* _Problem statement_:
Start at the top of the records and, please, print each line exactly through the line that contains "const Y2 = 7.0;", leaving out all pictures.

* _Records to use_:

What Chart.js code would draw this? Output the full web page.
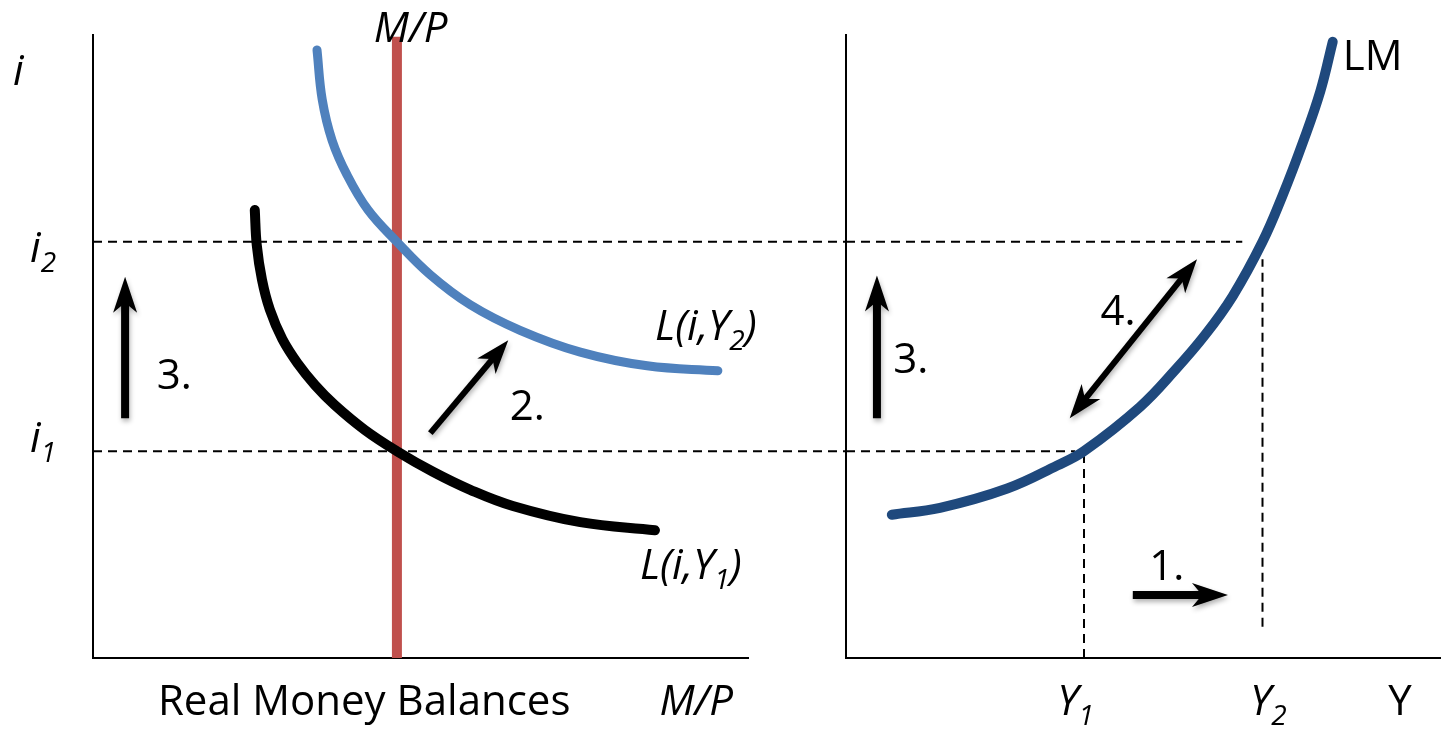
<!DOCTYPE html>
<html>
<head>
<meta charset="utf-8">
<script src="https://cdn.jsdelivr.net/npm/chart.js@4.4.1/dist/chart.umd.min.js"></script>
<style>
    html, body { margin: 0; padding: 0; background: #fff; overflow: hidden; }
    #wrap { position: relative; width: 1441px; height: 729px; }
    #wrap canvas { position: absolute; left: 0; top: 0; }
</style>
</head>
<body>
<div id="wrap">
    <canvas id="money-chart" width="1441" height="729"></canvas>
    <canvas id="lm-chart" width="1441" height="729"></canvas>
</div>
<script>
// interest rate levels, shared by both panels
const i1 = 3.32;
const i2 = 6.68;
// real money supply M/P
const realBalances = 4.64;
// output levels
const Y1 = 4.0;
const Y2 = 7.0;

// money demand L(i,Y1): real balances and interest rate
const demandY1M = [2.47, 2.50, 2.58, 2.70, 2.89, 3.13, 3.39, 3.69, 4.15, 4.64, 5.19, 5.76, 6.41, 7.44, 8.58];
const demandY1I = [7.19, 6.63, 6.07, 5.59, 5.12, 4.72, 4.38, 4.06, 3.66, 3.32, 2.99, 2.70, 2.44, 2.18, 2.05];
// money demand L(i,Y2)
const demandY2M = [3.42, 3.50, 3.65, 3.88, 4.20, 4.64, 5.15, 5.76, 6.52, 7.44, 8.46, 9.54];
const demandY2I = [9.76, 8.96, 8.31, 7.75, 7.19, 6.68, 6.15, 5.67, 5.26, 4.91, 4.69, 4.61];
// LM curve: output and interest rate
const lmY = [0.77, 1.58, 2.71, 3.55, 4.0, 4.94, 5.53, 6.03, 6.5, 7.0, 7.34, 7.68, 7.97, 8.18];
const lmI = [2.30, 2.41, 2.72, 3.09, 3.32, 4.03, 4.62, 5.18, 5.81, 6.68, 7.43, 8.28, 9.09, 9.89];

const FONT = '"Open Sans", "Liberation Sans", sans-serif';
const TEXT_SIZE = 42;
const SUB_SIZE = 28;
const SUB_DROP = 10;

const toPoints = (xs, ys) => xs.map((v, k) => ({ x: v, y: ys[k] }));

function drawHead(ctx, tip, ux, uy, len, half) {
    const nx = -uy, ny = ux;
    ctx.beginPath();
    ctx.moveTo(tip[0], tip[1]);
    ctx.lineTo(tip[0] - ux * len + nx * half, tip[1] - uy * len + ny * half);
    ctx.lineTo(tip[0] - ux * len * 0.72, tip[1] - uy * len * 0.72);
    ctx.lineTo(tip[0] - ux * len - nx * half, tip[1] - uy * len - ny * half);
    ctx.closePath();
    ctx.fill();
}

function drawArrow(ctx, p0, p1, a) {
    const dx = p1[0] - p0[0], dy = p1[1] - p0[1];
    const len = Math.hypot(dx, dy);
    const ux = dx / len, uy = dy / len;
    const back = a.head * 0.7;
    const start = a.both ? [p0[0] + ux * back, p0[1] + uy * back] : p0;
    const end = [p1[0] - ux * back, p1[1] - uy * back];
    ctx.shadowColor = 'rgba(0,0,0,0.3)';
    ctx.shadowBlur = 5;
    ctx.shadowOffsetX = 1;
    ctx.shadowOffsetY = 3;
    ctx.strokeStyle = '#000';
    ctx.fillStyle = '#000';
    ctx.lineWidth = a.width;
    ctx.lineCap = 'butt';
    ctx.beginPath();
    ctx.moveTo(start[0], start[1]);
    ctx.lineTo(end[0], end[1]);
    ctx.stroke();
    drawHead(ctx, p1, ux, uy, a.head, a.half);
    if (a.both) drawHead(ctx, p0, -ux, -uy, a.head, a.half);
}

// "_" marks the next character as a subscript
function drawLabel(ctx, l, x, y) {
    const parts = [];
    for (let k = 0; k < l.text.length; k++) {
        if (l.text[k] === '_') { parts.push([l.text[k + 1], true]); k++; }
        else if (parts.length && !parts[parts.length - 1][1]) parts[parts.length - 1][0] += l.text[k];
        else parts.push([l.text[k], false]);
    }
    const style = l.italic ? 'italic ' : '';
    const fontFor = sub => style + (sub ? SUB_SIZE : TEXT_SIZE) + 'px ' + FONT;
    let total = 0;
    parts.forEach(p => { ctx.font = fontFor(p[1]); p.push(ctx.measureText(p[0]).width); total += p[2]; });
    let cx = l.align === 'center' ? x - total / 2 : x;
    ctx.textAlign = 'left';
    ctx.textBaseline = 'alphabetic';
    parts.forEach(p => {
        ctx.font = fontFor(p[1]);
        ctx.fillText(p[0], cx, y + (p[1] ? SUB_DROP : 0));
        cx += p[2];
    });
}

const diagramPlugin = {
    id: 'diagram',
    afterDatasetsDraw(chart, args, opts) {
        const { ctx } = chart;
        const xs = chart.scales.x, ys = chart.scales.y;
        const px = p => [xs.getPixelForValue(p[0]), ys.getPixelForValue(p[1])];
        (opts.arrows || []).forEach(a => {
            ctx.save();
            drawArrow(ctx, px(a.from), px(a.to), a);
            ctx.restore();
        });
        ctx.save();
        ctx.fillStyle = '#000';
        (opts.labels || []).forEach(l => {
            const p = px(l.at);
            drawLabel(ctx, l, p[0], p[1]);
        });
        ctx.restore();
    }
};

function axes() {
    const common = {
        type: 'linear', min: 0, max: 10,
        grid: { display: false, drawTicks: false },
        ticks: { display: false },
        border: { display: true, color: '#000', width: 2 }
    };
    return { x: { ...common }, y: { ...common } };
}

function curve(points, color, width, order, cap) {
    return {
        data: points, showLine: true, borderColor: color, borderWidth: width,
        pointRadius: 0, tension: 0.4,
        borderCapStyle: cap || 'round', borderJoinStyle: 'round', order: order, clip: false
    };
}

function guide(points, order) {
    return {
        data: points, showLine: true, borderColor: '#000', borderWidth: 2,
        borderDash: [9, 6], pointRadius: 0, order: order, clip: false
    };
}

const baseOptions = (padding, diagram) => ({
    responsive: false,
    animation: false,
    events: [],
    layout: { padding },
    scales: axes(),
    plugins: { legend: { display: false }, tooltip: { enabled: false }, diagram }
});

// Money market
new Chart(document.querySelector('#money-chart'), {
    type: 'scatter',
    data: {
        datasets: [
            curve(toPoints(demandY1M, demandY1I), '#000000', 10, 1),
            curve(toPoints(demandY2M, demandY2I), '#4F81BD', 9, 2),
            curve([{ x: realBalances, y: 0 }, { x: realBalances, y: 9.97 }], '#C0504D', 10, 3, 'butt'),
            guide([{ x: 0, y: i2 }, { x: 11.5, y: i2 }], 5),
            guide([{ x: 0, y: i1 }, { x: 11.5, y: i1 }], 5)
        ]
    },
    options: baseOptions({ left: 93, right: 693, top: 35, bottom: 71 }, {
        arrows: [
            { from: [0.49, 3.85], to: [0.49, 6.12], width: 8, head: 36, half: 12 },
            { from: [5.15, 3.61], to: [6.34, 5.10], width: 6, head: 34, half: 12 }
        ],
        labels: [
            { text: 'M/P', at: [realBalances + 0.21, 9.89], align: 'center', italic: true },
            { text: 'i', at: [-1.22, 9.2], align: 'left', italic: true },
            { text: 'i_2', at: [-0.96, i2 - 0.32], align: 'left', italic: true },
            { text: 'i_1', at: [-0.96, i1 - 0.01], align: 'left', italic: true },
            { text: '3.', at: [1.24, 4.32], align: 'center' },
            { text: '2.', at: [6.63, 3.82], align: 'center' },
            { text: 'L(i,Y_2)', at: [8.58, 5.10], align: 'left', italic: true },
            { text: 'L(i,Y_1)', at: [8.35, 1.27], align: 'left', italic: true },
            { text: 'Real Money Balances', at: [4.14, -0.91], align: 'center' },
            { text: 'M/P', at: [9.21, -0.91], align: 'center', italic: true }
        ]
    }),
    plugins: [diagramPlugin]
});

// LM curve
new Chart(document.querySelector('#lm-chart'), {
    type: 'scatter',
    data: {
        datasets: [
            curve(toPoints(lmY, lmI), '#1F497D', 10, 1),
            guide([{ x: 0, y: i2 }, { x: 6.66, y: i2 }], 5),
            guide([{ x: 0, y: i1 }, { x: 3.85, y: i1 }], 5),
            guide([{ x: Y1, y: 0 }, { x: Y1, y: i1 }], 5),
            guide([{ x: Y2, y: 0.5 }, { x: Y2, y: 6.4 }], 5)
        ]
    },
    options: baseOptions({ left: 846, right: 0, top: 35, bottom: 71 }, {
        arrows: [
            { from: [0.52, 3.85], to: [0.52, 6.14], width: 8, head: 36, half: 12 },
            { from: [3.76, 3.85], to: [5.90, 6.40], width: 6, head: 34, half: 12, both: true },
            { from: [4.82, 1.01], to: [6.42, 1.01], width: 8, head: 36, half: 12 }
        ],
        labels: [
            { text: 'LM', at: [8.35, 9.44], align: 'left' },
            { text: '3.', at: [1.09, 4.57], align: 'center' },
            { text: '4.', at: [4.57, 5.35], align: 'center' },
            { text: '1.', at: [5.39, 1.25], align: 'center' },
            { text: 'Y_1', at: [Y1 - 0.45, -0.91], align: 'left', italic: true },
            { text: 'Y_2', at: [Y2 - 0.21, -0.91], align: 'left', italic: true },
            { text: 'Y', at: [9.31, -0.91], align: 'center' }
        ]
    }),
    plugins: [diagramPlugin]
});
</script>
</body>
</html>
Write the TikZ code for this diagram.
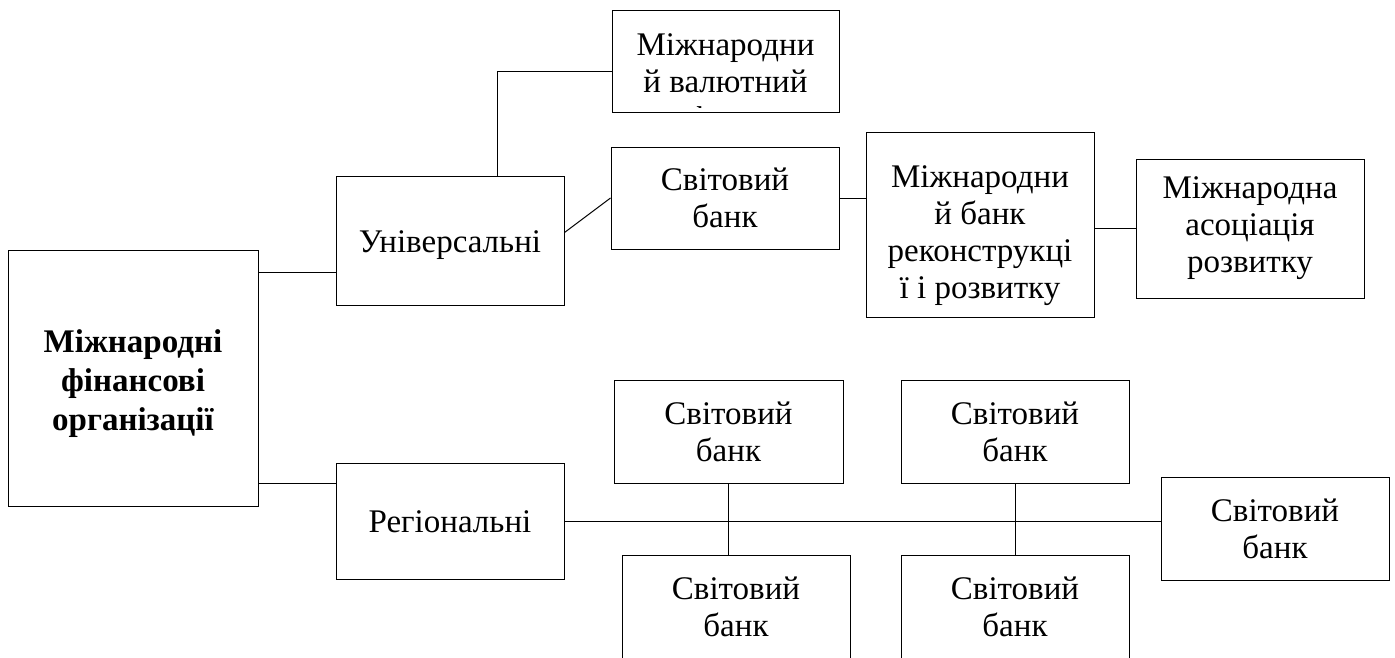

* _Written solution_:
What Chart.js code would draw this? Output the full web page.
<!DOCTYPE html>
<html>
<head>
<meta charset="utf-8">
<script src="https://cdn.jsdelivr.net/npm/chart.js@4.4.1/dist/chart.umd.min.js"></script>
<style>
    html, body { margin: 0; padding: 0; background: #fff; overflow: hidden; }
    #wrap { position: relative; width: 1441px; height: 729px; }
    #wrap canvas { position: absolute; left: 0; top: 0; }
</style>
</head>
<body>
<div id="wrap">
    <canvas id="money-chart" width="1441" height="729"></canvas>
    <canvas id="lm-chart" width="1441" height="729"></canvas>
</div>
<script>
// interest rate levels, shared by both panels
const i1 = 3.32;
const i2 = 6.68;
// real money supply M/P
const realBalances = 4.64;
// output levels
const Y1 = 4.0;
const Y2 = 7.0;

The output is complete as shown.